武田砂鉄『わかりやすさの罪』

 ものごとを単純化したり、不透明な部分を捨象して、わかりやすく説明することや、単純化して理解することによって、十分吟味されなければならないことが捨て去られることを批判している。

 商売柄、ものごとをわかりやすく語らなければ、どうにもならない。
 わかりにくいと、お客さんのモチベーションがだだ下がるから。
 したがって、単純化や不透明な部分の捨象は、ルーティンワークであるのだが。

 ほんとうは、あらゆるものごとは簡単に解釈することなどできないし、明確にできない部分が残るものだし、したがって議論の余地があるものである。
 著者は、単純化し、不明確な部分をズバズバ切り捨て、なるべく少ない言葉で、短時間で説明し、晦渋な説明に代わってキャッチコピーで言い抜ける風潮に、繰り返し違和感を隠さない。

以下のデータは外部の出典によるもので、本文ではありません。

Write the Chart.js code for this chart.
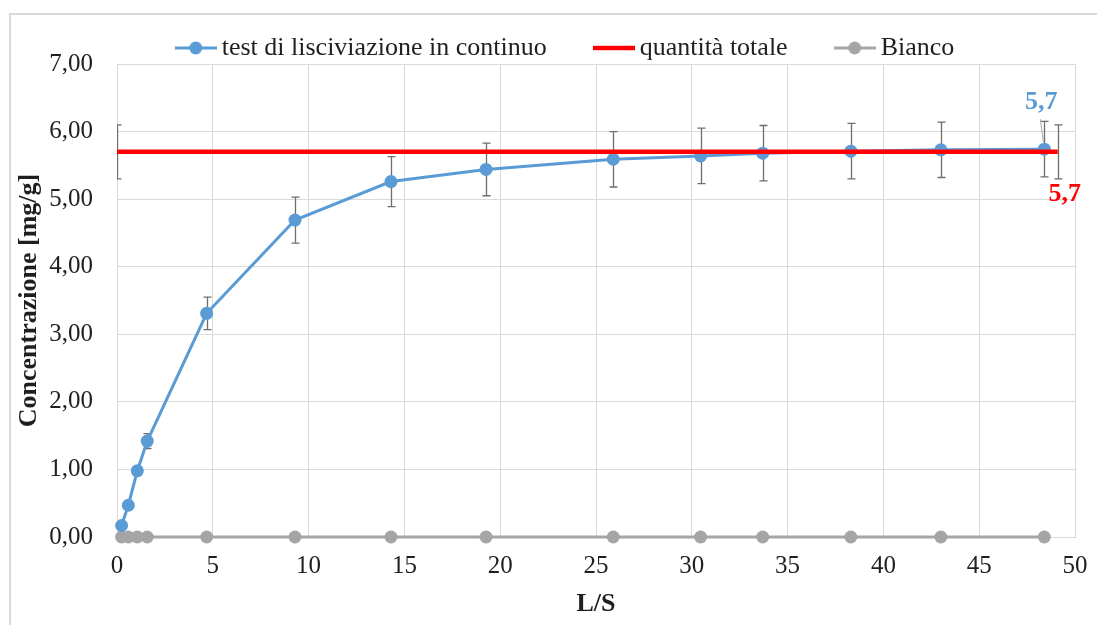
<!DOCTYPE html>
<html>
<head>
<meta charset="utf-8">
<script src="https://cdn.jsdelivr.net/npm/chart.js@4.4.1/dist/chart.umd.min.js"></script>
<style>
  html, body { margin: 0; padding: 0; background: #ffffff; }
  #wrap { width: 1097px; height: 625px; }
</style>
</head>
<body>
<div id="wrap"><canvas id="chart" width="1097" height="625"></canvas></div>
<script>
// Rapporto liquido/solido (L/S) dei prelievi
const lsValues = [0.24, 0.59, 1.06, 1.58, 4.68, 9.29, 14.3, 19.26, 25.9, 30.46, 33.7, 38.3, 43.0, 48.4];
// Concentrazione cumulata del test in continuo [mg/g] e relativa deviazione
const concentration = [0.17, 0.47, 0.98, 1.42, 3.31, 4.69, 5.26, 5.44, 5.59, 5.64, 5.68, 5.71, 5.73, 5.74];
const concentrationErr = [0.02, 0.02, 0.04, 0.11, 0.24, 0.34, 0.37, 0.39, 0.41, 0.41, 0.41, 0.41, 0.41, 0.41];
// Quantità totale (retta orizzontale) con deviazione
const totalLs = [0, 49.1];
const totalQuantity = [5.7, 5.7];
const totalErr = [0.4, 0.4];
// Bianco
const blankValues = [0, 0, 0, 0, 0, 0, 0, 0, 0, 0, 0, 0, 0, 0];
// Tacche degli assi
const xTicks = [0, 5, 10, 15, 20, 25, 30, 35, 40, 45, 50];
const yTicks = [0, 1, 2, 3, 4, 5, 6, 7];

const BLUE = '#5b9bd5';
const RED = '#ff0000';
const GRAY = '#a5a5a5';
const SERIF = '"Liberation Serif", "Times New Roman", serif';
const TEXT = '#1f1f1f';

const toPoints = (xs, ys) => xs.map((x, i) => ({ x: x, y: ys[i] }));
const fmt = (v, d) => v.toFixed(d).replace('.', ',');

// Simbolo della legenda: segmento con eventuale marcatore circolare
function legendIcon(color, lineW, withDot) {
  const c = document.createElement('canvas');
  c.width = 42; c.height = 14;
  const g = c.getContext('2d');
  g.strokeStyle = color;
  g.lineWidth = lineW;
  g.beginPath(); g.moveTo(0, 7); g.lineTo(42, 7); g.stroke();
  if (withDot) {
    g.fillStyle = color;
    g.beginPath(); g.arc(21, 7, 6.5, 0, Math.PI * 2); g.fill();
  }
  return c;
}
const icons = [legendIcon(BLUE, 3, true), legendIcon(RED, 4.5, false), legendIcon(GRAY, 3, true)];

// Cornice e sfondo
const framePlugin = {
  id: 'frame',
  beforeDraw(chart) {
    const ctx = chart.ctx;
    ctx.save();
    ctx.fillStyle = '#ffffff';
    ctx.fillRect(0, 0, chart.width, chart.height);
    ctx.strokeStyle = '#d9d9d9';
    ctx.lineWidth = 2;
    ctx.strokeRect(10, 14, chart.width + 50, chart.height + 50);
    ctx.restore();
  }
};

// Posizionamento orizzontale della legenda
const legendShift = {
  id: 'legendShift',
  afterLayout(chart) {
    chart.legend.left += 26;
    chart.legend.right += 26;
  }
};

// Barre di errore verticali, disegnate sotto linee e marcatori
const errorBarPlugin = {
  id: 'errorBars',
  beforeDatasetsDraw(chart) {
    const ctx = chart.ctx;
    const xs = chart.scales.x, ys = chart.scales.y;
    const area = chart.chartArea;
    ctx.save();
    ctx.beginPath();
    ctx.rect(area.left, area.top - 10, area.right - area.left + 1, area.bottom - area.top + 20);
    ctx.clip();
    ctx.strokeStyle = '#6e6e6e';
    ctx.lineWidth = 1.3;
    chart.data.datasets.forEach(ds => {
      if (!ds.errorBars) return;
      ds.data.forEach((p, i) => {
        const e = ds.errorBars[i];
        const px = Math.round(xs.getPixelForValue(p.x)) + 0.5;
        const top = ys.getPixelForValue(p.y + e);
        const bot = ys.getPixelForValue(p.y - e);
        ctx.beginPath();
        ctx.moveTo(px, top); ctx.lineTo(px, bot);
        ctx.moveTo(px - 4, top); ctx.lineTo(px + 4, top);
        ctx.moveTo(px - 4, bot); ctx.lineTo(px + 4, bot);
        ctx.stroke();
      });
    });
    ctx.restore();
  }
};

// Etichette del valore finale delle due serie
const endLabelPlugin = {
  id: 'endLabels',
  afterDatasetsDraw(chart) {
    const ctx = chart.ctx;
    const xs = chart.scales.x, ys = chart.scales.y;
    const lastBlue = concentration.length - 1;
    const bx = xs.getPixelForValue(lsValues[lastBlue]);
    const by = ys.getPixelForValue(concentration[lastBlue]);
    const lastRed = totalQuantity.length - 1;
    const rx = xs.getPixelForValue(totalLs[lastRed]);
    const ry = ys.getPixelForValue(totalQuantity[lastRed]);
    ctx.save();
    ctx.strokeStyle = '#a6a6a6';
    ctx.lineWidth = 1;
    ctx.beginPath();
    ctx.moveTo(bx - 4, by - 30);
    ctx.lineTo(bx - 1, by - 7);
    ctx.stroke();
    ctx.font = 'bold 26px ' + SERIF;
    ctx.textAlign = 'center';
    ctx.textBaseline = 'middle';
    ctx.fillStyle = BLUE;
    ctx.fillText(fmt(concentration[lastBlue], 1), bx - 3, by - 47);
    ctx.fillStyle = RED;
    ctx.fillText(fmt(totalQuantity[lastRed], 1), rx + 7, ry + 42);
    ctx.restore();
  }
};

new Chart(document.getElementById('chart'), {
  type: 'line',
  data: {
    datasets: [
      {
        label: 'test di lisciviazione in continuo',
        data: toPoints(lsValues, concentration),
        errorBars: concentrationErr,
        borderColor: BLUE,
        backgroundColor: BLUE,
        borderWidth: 3,
        pointRadius: 6.5,
        pointBorderWidth: 0,
        pointBackgroundColor: BLUE,
        tension: 0,
        clip: false,
        order: 1
      },
      {
        label: 'quantità totale',
        data: toPoints(totalLs, totalQuantity),
        errorBars: totalErr,
        borderColor: RED,
        backgroundColor: RED,
        borderWidth: 4.5,
        pointRadius: 0,
        tension: 0,
        order: 0
      },
      {
        label: 'Bianco',
        data: toPoints(lsValues, blankValues),
        borderColor: GRAY,
        backgroundColor: GRAY,
        borderWidth: 3,
        pointRadius: 6.5,
        pointBorderWidth: 0,
        pointBackgroundColor: GRAY,
        tension: 0,
        clip: false,
        order: 2
      }
    ]
  },
  options: {
    responsive: false,
    animation: false,
    devicePixelRatio: 1,
    layout: { padding: { top: -19, left: 10, right: 22, bottom: 0 } },
    plugins: {
      tooltip: { enabled: false },
      legend: {
        position: 'top',
        align: 'center',
        maxHeight: 83,
        labels: {
          usePointStyle: true,
          pointStyleWidth: 26,
          padding: 54,
          color: TEXT,
          font: { family: SERIF, size: 26 },
          sort: (a, b) => a.datasetIndex - b.datasetIndex,
          generateLabels(chart) {
            const items = Chart.defaults.plugins.legend.labels.generateLabels(chart);
            items.forEach(it => { it.pointStyle = icons[it.datasetIndex]; });
            return items;
          }
        }
      }
    },
    scales: {
      x: {
        type: 'linear',
        min: 0,
        max: 50,
        afterBuildTicks(s) { s.ticks = xTicks.map(v => ({ value: v })); },
        afterFit(s) { s.height = 88; s.paddingLeft = 0; s.paddingRight = 0; },
        grid: { color: '#d9d9d9', lineWidth: 1, drawTicks: false },
        border: { color: '#d9d9d9' },
        ticks: {
          padding: 14,
          color: TEXT,
          font: { family: SERIF, size: 25 },
          maxRotation: 0,
          callback: v => String(v)
        },
        title: {
          display: true,
          text: 'L/S',
          color: TEXT,
          font: { family: SERIF, size: 26, weight: 'bold' },
          padding: { top: 0, bottom: 5 }
        }
      },
      y: {
        type: 'linear',
        min: 0,
        max: 7,
        afterBuildTicks(s) { s.ticks = yTicks.map(v => ({ value: v })); },
        afterFit(s) { s.width = 107; s.paddingTop = 0; s.paddingBottom = 0; },
        grid: { color: '#d9d9d9', lineWidth: 1, drawTicks: false },
        border: { color: '#d9d9d9' },
        ticks: {
          padding: 24,
          color: TEXT,
          font: { family: SERIF, size: 25 },
          callback: v => fmt(v, 2)
        },
        title: {
          display: true,
          text: 'Concentrazione [mg/g]',
          color: TEXT,
          font: { family: SERIF, size: 26, weight: 'bold' },
          padding: { top: 4, bottom: 0 }
        }
      }
    }
  },
  plugins: [framePlugin, legendShift, errorBarPlugin, endLabelPlugin]
});
</script>
</body>
</html>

 ものごとのうわべを撫でるだけで、ものごとが理解できるわけがない。
 みんながうわべを撫でて理解したような気持ちになって、誰もがうわべが本当の現実だと信じるようになれば、ものごとの本質をどこまでも掘ろうとする営為は無意味化する。

 ものごとの本質を見極めようとするのでなく、どんなレッテルが貼ってあるかに関心が行く。
 それではいけないのではないかと、著者は何度もつぶやいている。